Fahy further asserts that Marles can’t separate Australia’s F-35 exports “from the overarching question of Australia’s arms exports to Israel” during the time of genocide, and she provides some substantial reasons, including that the UN warned in June 2024 that nations ought to stop supplying components to weapons companies, like Lockheed Martin, or risk being complicit in atrocities.
But the real kicker is what she cites Paul as telling the ABC: F-35s more than any other fighter need “a continuous flow of ‘just-in-time’ spare parts”, as it burns through them so quickly. Every hour of F-35 usage requires five hours of maintenance. And he underscored that the parts are more important than the bombs in many ways, and if supply dried up, Tel Aviv would have some issues on its hands.
The ex-US State Department official, who quit over US weapons to Israel outlined that “if a country was to turn to the consortium and say, ‘We are going to withhold spare parts until or unless you provide an assurance that these will not go to [Israel],’ I think the nature of the consortium is that all the countries would feel the crunch and therefore, feel compelled to accept that agreement”.

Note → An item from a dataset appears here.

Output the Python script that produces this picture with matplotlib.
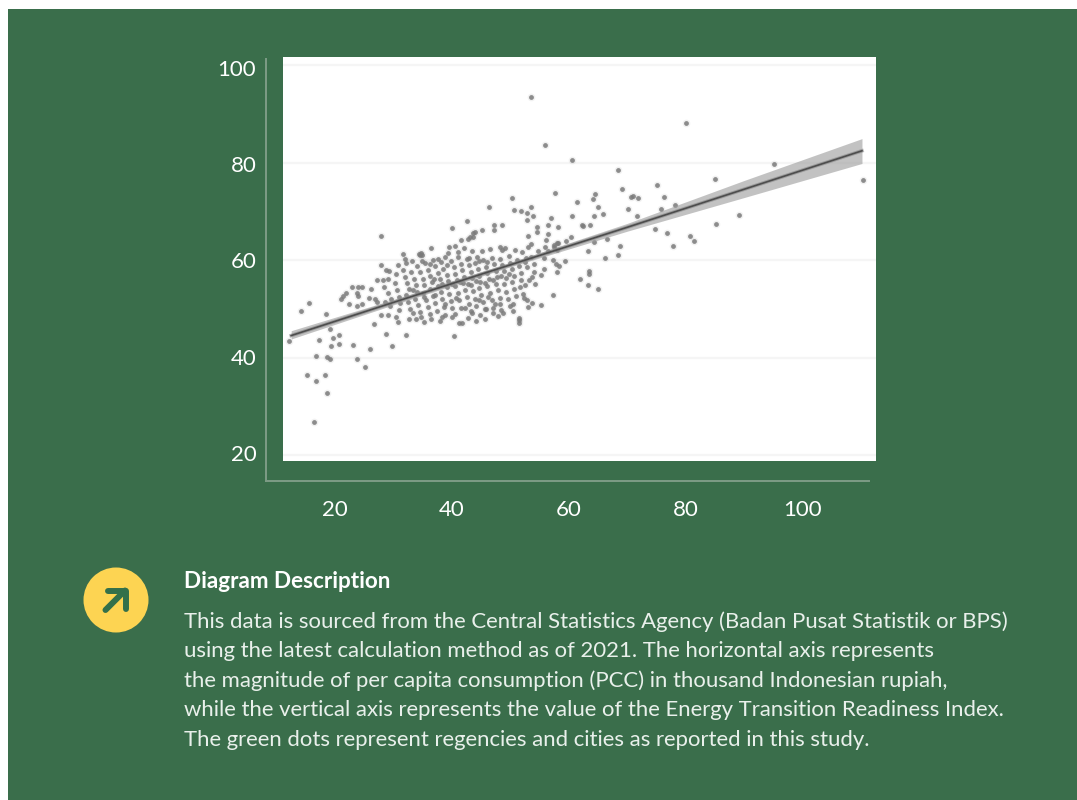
"""Energy Transition Readiness Index vs per capita consumption, with description panel."""

import numpy as np
import matplotlib.pyplot as plt
from matplotlib.patches import Circle, Rectangle

W, H = 1077, 800

PANEL_GREEN = "#3a6e4b"
SPINE_GREEN = "#7d9c86"
ICON_YELLOW = "#fdd452"
ICON_GREEN = "#33704a"
BODY_TEXT = "#e9f0eb"

x_ticks = [20, 40, 60, 80, 100]
y_ticks = [20, 40, 60, 80, 100]

# points as (pcc, index)
low_points = [
    (15.6, 51.3), (14.1, 49.6), (18.5, 49.0), (19.1, 45.9), (17.2, 43.7), (19.7, 44.0),
    (20.7, 44.8), (19.4, 42.4), (20.7, 42.9), (12.2, 43.5), (16.7, 40.5), (18.7, 40.3),
    (19.2, 39.7), (15.2, 36.5), (18.3, 36.6), (16.7, 35.2), (18.6, 32.8), (16.4, 26.9),
    (23.1, 42.7), (26.0, 41.8), (23.8, 39.7), (25.1, 38.1), (28.8, 44.9), (29.8, 42.4),
    (32.2, 44.7), (26.7, 47.0), (40.3, 44.5),
]
left_points = [
    (22.4, 51.1), (23.8, 50.7), (24.6, 51.0), (21.0, 52.2), (21.4, 52.7), (21.8, 53.3),
    (22.9, 54.5), (24.0, 54.5), (24.6, 54.5), (23.7, 53.4), (24.0, 52.7), (26.2, 54.2),
    (25.8, 52.4), (27.2, 55.9), (28.2, 56.0), (29.1, 56.3), (27.8, 59.1), (28.7, 58.0),
    (29.2, 57.9), (31.7, 61.4), (32.2, 59.5), (36.4, 62.5), (34.3, 61.3), (34.7, 61.6),
    (34.9, 61.1), (34.6, 61.1), (26.8, 52.2), (27.2, 51.5), (27.8, 48.8), (29.1, 48.8),
    (30.4, 48.5), (30.8, 47.4), (32.7, 48.1), (33.9, 48.1), (35.3, 47.4), (36.4, 47.9),
    (27.8, 65.1), (28.4, 54.6), (29.0, 53.4), (29.6, 52.2), (29.4, 50.6), (28.6, 51.4),
    (30.2, 55.4), (30.6, 54.0), (30.9, 52.6), (31.2, 51.2), (31.0, 49.9), (30.4, 57.2),
]
dense_points = [
    (31.6, 58.0), (32.0, 56.7), (32.3, 55.4), (32.6, 54.2), (32.1, 52.9), (32.5, 51.4),
    (32.9, 50.1), (33.3, 49.2), (33.0, 57.6), (33.5, 56.2), (33.8, 55.0), (34.1, 53.6),
    (33.7, 52.2), (34.2, 50.8), (34.5, 49.5), (34.8, 48.5), (34.0, 58.8), (34.6, 57.7),
    (35.0, 56.3), (35.3, 54.9), (35.1, 53.3), (35.6, 51.9), (35.9, 50.4), (36.2, 49.0),
    (35.4, 59.4), (35.9, 58.1), (36.3, 56.8), (36.6, 55.5), (36.3, 54.2), (36.8, 52.7),
    (37.1, 51.2), (37.4, 49.7), (37.9, 47.6), (36.8, 60.2), (37.2, 58.8), (37.6, 57.5),
    (37.9, 56.2), (37.6, 54.8), (38.1, 53.5), (38.3, 52.0), (38.6, 50.5), (38.9, 48.9),
    (38.2, 59.6), (38.5, 58.3), (38.8, 60.8), (39.1, 57.1), (39.4, 55.8), (39.1, 54.5),
    (39.5, 53.2), (39.8, 51.7), (40.1, 50.2), (40.1, 48.5), (39.4, 61.5), (39.5, 62.8),
    (40.5, 63.0), (39.9, 59.9), (40.3, 58.6), (40.6, 57.3), (40.9, 56.0), (40.6, 54.7),
    (41.0, 53.4), (41.3, 51.9), (41.6, 50.3), (41.3, 47.1), (41.7, 47.1), (41.1, 60.7),
    (41.5, 59.3), (41.8, 58.0), (42.1, 56.7), (41.9, 55.3), (42.3, 54.0), (42.6, 52.6),
    (42.9, 51.0), (43.2, 49.6), (42.1, 62.5), (43.4, 62.0), (42.6, 60.3), (42.9, 59.0),
    (43.2, 57.7), (43.5, 56.4), (43.2, 55.0), (43.6, 53.7), (43.9, 52.2), (44.2, 50.7),
    (43.4, 49.2), (44.1, 47.6), (44.3, 60.8), (44.0, 59.4), (44.4, 58.2), (44.7, 56.9),
    (44.9, 55.6), (44.6, 54.3), (45.0, 53.0), (45.3, 51.5), (45.6, 50.0), (45.7, 47.9),
    (45.1, 61.9), (45.4, 60.0), (45.8, 58.7), (46.1, 57.4), (46.4, 56.1), (46.1, 54.8),
    (46.5, 53.4), (46.8, 51.9), (47.1, 50.3), (45.9, 50.0), (46.5, 62.3), (46.9, 60.6),
    (47.2, 59.2), (47.5, 57.9), (47.8, 56.6), (47.5, 55.2), (47.9, 53.9), (48.2, 52.4),
    (47.4, 51.1), (47.9, 48.6), (48.3, 62.8), (48.5, 62.2), (49.1, 62.5), (48.3, 60.4),
    (48.6, 59.1), (48.9, 57.8), (49.2, 56.5), (48.9, 55.1), (49.3, 53.6), (49.6, 52.1),
    (48.4, 49.8), (48.8, 49.2), (49.7, 60.9), (50.0, 59.5), (50.3, 58.2), (50.6, 56.9),
    (50.3, 55.5), (50.7, 54.2), (51.0, 52.7), (50.4, 51.1), (50.8, 62.2), (52.0, 61.8),
    (51.2, 60.2), (51.5, 58.8), (51.8, 57.5), (51.9, 56.0), (51.6, 54.6), (52.1, 53.2),
    (51.5, 48.3), (51.5, 47.8), (51.5, 47.2), (30.8, 59.1), (31.9, 60.3), (33.1, 59.9),
    (37.0, 56.1), (38.4, 55.2), (40.0, 55.1), (41.4, 55.6), (42.8, 55.2), (44.2, 55.8),
    (45.6, 55.4), (47.0, 56.0), (48.4, 56.9), (49.8, 57.3), (46.0, 59.6), (44.6, 59.9),
    (43.0, 60.6), (41.0, 61.7), (39.2, 59.0), (37.6, 60.3), (36.2, 59.2), (34.9, 59.9),
    (33.4, 54.0), (35.2, 52.5), (37.2, 53.0), (38.9, 51.1), (40.7, 52.3), (42.2, 50.2),
    (44.7, 51.9), (46.2, 52.5), (48.2, 51.0), (49.9, 50.6), (50.5, 49.7), (47.0, 49.2),
    (44.9, 48.9), (42.7, 48.3), (40.6, 49.1), (38.3, 48.5), (52.5, 59.7), (52.9, 58.6),
    (53.1, 62.8), (53.6, 63.4), (52.7, 60.6), (53.2, 56.0), (52.6, 54.9), (52.4, 52.4),
]
upper_points = [
    (40.1, 66.7), (42.6, 68.0), (46.4, 71.0), (50.3, 72.9), (57.7, 73.8), (50.7, 70.4),
    (51.9, 70.2), (53.5, 71.0), (52.9, 69.7), (53.9, 69.2), (52.9, 68.4), (61.5, 72.0),
    (64.5, 73.6), (64.2, 72.6), (65.0, 71.0), (60.6, 69.2), (64.4, 69.2), (56.9, 68.7),
    (56.4, 67.3), (58.2, 66.9), (56.4, 65.4), (54.6, 66.9), (54.6, 65.9), (62.2, 67.3),
    (62.5, 67.1), (63.7, 67.3), (53.1, 65.1), (48.5, 67.3), (47.2, 67.3), (47.2, 66.3),
    (45.1, 66.3), (44.0, 65.9), (43.7, 65.6), (43.1, 64.9), (42.8, 64.4), (43.7, 64.9),
    (41.6, 64.3), (53.5, 93.6), (56.0, 83.6), (60.5, 80.6), (80.0, 88.2), (68.5, 78.6),
    (95.2, 79.7), (110.4, 76.6), (85.1, 76.7), (75.2, 75.4), (69.2, 74.6), (76.3, 73.1),
    (71.0, 73.3), (70.6, 73.0), (71.8, 72.8), (70.2, 70.6), (75.8, 70.6), (78.2, 71.4),
    (65.9, 69.6), (71.7, 69.1), (89.2, 69.4), (85.2, 67.5), (74.7, 66.4), (76.8, 65.6),
    (80.7, 65.1), (81.5, 63.9), (77.9, 63.0),
]
right_points = [
    (60.4, 64.9), (59.6, 63.9), (58.0, 63.5), (57.4, 63.2), (56.5, 62.0), (58.0, 62.2),
    (63.3, 62.0), (64.3, 63.7), (59.4, 59.8), (57.3, 60.0), (57.8, 59.3), (58.4, 58.9),
    (58.0, 57.7), (63.5, 57.9), (63.5, 57.2), (62.0, 56.2), (63.3, 55.0), (65.0, 54.1),
    (57.3, 52.9), (54.2, 55.1), (55.2, 57.0), (55.7, 58.3), (54.1, 59.3), (54.0, 57.7),
    (55.2, 50.8), (53.1, 50.4), (52.9, 51.8), (53.7, 51.3), (66.5, 64.4), (68.7, 63.0),
    (68.5, 61.1), (66.2, 60.6), (55.7, 60.5), (53.7, 56.7), (57.4, 62.8), (58.2, 63.5),
    (53.6, 60.7), (54.8, 61.9), (55.9, 62.8), (56.1, 64.3),
]

# regression line and confidence band, read at a few positions along x
fit_x = [12.5, 30, 50, 70, 90, 110.2]
fit_y = [44.6, 51.4, 59.1, 66.8, 74.6, 82.5]
fit_low = [43.9, 50.9, 58.7, 66.0, 72.9, 79.9]
fit_high = [45.6, 52.0, 59.6, 67.6, 76.4, 85.0]

title_text = "Diagram Description"
body_lines = [
    "This data is sourced from the Central Statistics Agency (Badan Pusat Statistik or BPS)",
    "using the latest calculation method as of 2021. The horizontal axis represents",
    "the magnitude of per capita consumption (PCC) in thousand Indonesian rupiah,",
    "while the vertical axis represents the value of the Energy Transition Readiness Index.",
    "The green dots represent regencies and cities as reported in this study.",
]
body_y = [622, 651, 681, 710, 740]

plt.rcParams["font.family"] = ["Lato", "DejaVu Sans"]


def px_axes(fig, x0, y0, x1, y1):
    """Axes placed by pixel box, y counted from the top."""
    return fig.add_axes([x0 / W, 1 - y1 / H, (x1 - x0) / W, (y1 - y0) / H])


fig = plt.figure(figsize=(W / 100, H / 100), dpi=100, facecolor="white")

# page layer in pixel coordinates
page = px_axes(fig, 0, 0, W, H)
page.set_xlim(0, W)
page.set_ylim(H, 0)
page.axis("off")
page.add_patch(Rectangle((8, 9), W - 8, H - 9, color=PANEL_GREEN, lw=0))

# icon
page.add_patch(Circle((116, 600), 32.5, color=ICON_YELLOW, lw=0))
page.plot([105.5, 125], [610, 590.5], color=ICON_GREEN, lw=4.3, solid_capstyle="round")
page.plot([107.5, 126, 126], [590.5, 590.5, 609], color=ICON_GREEN, lw=4.3,
          solid_capstyle="round", solid_joinstyle="round")

# description
page.text(184, 581, title_text, color="white", fontsize=16.2, fontweight="bold",
          va="center", ha="left")
for line, y in zip(body_lines, body_y):
    page.text(184, y, line, color=BODY_TEXT, fontsize=15.97, va="center", ha="left")

# axis frame with its own tick scale
frame = px_axes(fig, 266, 59, 869, 481)
frame.patch.set_visible(False)
frame.set_xlim(8.18, 111.44)
frame.set_ylim(14.18, 101.87)
frame.set_xticks(x_ticks)
frame.set_yticks(y_ticks)
frame.tick_params(axis="both", length=0, labelcolor="white", labelsize=16)
frame.tick_params(axis="x", pad=14)
frame.tick_params(axis="y", pad=7)
for side in ["top", "right"]:
    frame.spines[side].set_visible(False)
for side in ["left", "bottom"]:
    frame.spines[side].set_color(SPINE_GREEN)
    frame.spines[side].set_linewidth(1.4)

# white image area with the data
ax = px_axes(fig, 283, 57, 876, 461)
ax.set_facecolor("white")
ax.set_xlim(11.1, 112.6)
ax.set_ylim(18.87, 101.74)
ax.set_xticks([])
ax.set_yticks([])
for spine in ax.spines.values():
    spine.set_visible(False)
for tick in y_ticks:
    ax.axhline(tick, color="#f5f5f5", lw=1.6, zorder=1)

points = np.array(low_points + left_points + dense_points + upper_points + right_points)
ax.scatter(points[:, 0], points[:, 1], s=30, color="#777777", alpha=0.10, lw=0, zorder=2)
ax.scatter(points[:, 0], points[:, 1], s=12, color="#7a7a7a", alpha=0.85, lw=0, zorder=3)

ax.fill_between(fit_x, fit_low, fit_high, color="#9a9a9a", alpha=0.6, lw=0, zorder=4)
ax.plot(fit_x, fit_y, color="#777777", lw=2.6, alpha=0.5, zorder=5)
ax.plot(fit_x, fit_y, color="#4d4d4d", lw=1.2, zorder=6)

fig.savefig("out.png", dpi=100)
plt.close(fig)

A completely viable way forward
Albanese announced that his federal Labor government has determined to recognise the nation of Palestine at the September meeting of the UN General Assembly on 11 August, in line with a handful of other western nations, such as France, the UK and Canada.
This caused local outcries of ‘too little too late’ in respect of recognising Palestine as Israel is trying to wipe its population off the map. And critics, like Senator Shoebridge, have been clear that what is needed during a genocide is at least an end to the two-way arms trade, including F-35 components, and the substantial application of sanctions, as the nation has done to Russia over Ukraine.
But recognition coming from Albanese did play on Israeli PM Benjamin Netanyahu’s mind, as he went as far as to post on X midweek this week that “History will remember Albanese for what he is: A weak politician who betrayed Israel and abandoned Australia’s Jews.” And this has caused diplomatic fallout, despite the fact it’s quite a compliment coming from a wanted war criminal.
But as Fahey further pointed out, Marles told the ABC in June 2024, that it was correct that, as the defence minister, “all potential shipments to Israel” come across his desk, prior to being exported, which tends to suggest that rather than the F-35 parts being directly couriered to Israel out of urgency and somehow having flown under the radar, the actual level of complicity is breathtaking.
So, if everything being exported to Israel is presented to Marles beforehand for his approval, Albanese could have a word in the minister’s ear and tell him to stop okaying the direct supply of bomb bay door devices to Israel. And the prime minister could take this a step further and pass a law to prevent any such devices leaving the country, and he’d have the support in parliament.
As former US State Department official Paul suggests, if the nation of Australia stopped supplying the bomb bay door devices, Palestinian lives would be saved, and the Israeli nation’s fleet of F-35 fighters would immediately be put into jeopardy and decline.
In the current international political climate, if our PM did this, then other nations would likely take heed and follow his human rights-affirming path.
If Albanese did do this, Netanyahu would hardly be calling him weak. The Butcher of Gaza would likely blow a gasket though. And if our PM did this, it would show that he was a powerful world leader, and while the stain of his past support for the Gaza genocide will never completely wash off, such an action would directly impact the mass slaughter and go a long way to fading that stain.